What are the potential exit strategies for investors in private placements?
Potential exit strategies for investors in private placements include mergers and acquisitions (M&A), initial public offerings (IPOs), and secondary market sales. M&A can provide liquidity if the company is acquired, while an IPO allows investors to sell their shares on public markets. Secondary market sales involve selling shares to other private investors, although this can be challenging due to transfer restrictions. Each exit strategy carries its own risks and rewards, and investors should consider their long-term investment goals when evaluating these options.
How can case studies of successful and failed private offerings inform best practices in the industry?
Case studies of successful private offerings can highlight effective strategies for capital raising, investor communication, and risk management, providing valuable lessons for future issuers. Conversely, analyzing failed offerings can reveal common pitfalls, such as inadequate due diligence, lack of transparency, or poor market timing. By learning from these examples, industry professionals can develop best practices that enhance the likelihood of success and mitigate risks in future private placements.
What are effective study strategies for preparing for the Series 82 exam?

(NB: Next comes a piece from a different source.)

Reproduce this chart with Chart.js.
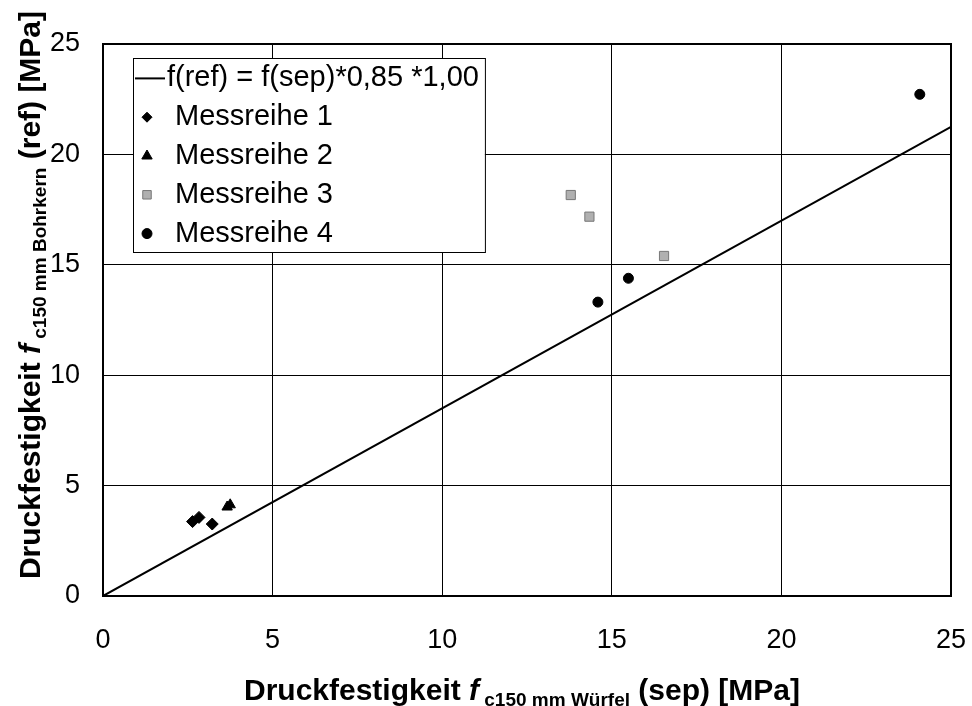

Effective study strategies for the Series 82 exam include utilizing a variety of study resources, such as textbooks, online courses, and practice exams. Candidates should create a study schedule that allocates time for each topic, focusing on understanding concepts rather than rote memorization. Engaging in practice exams can help identify areas of weakness, while time management techniques can ensure that candidates are well-prepared for the exam day. Additionally, stress management techniques, such as mindfulness or relaxation exercises, can enhance focus and performance during the exam.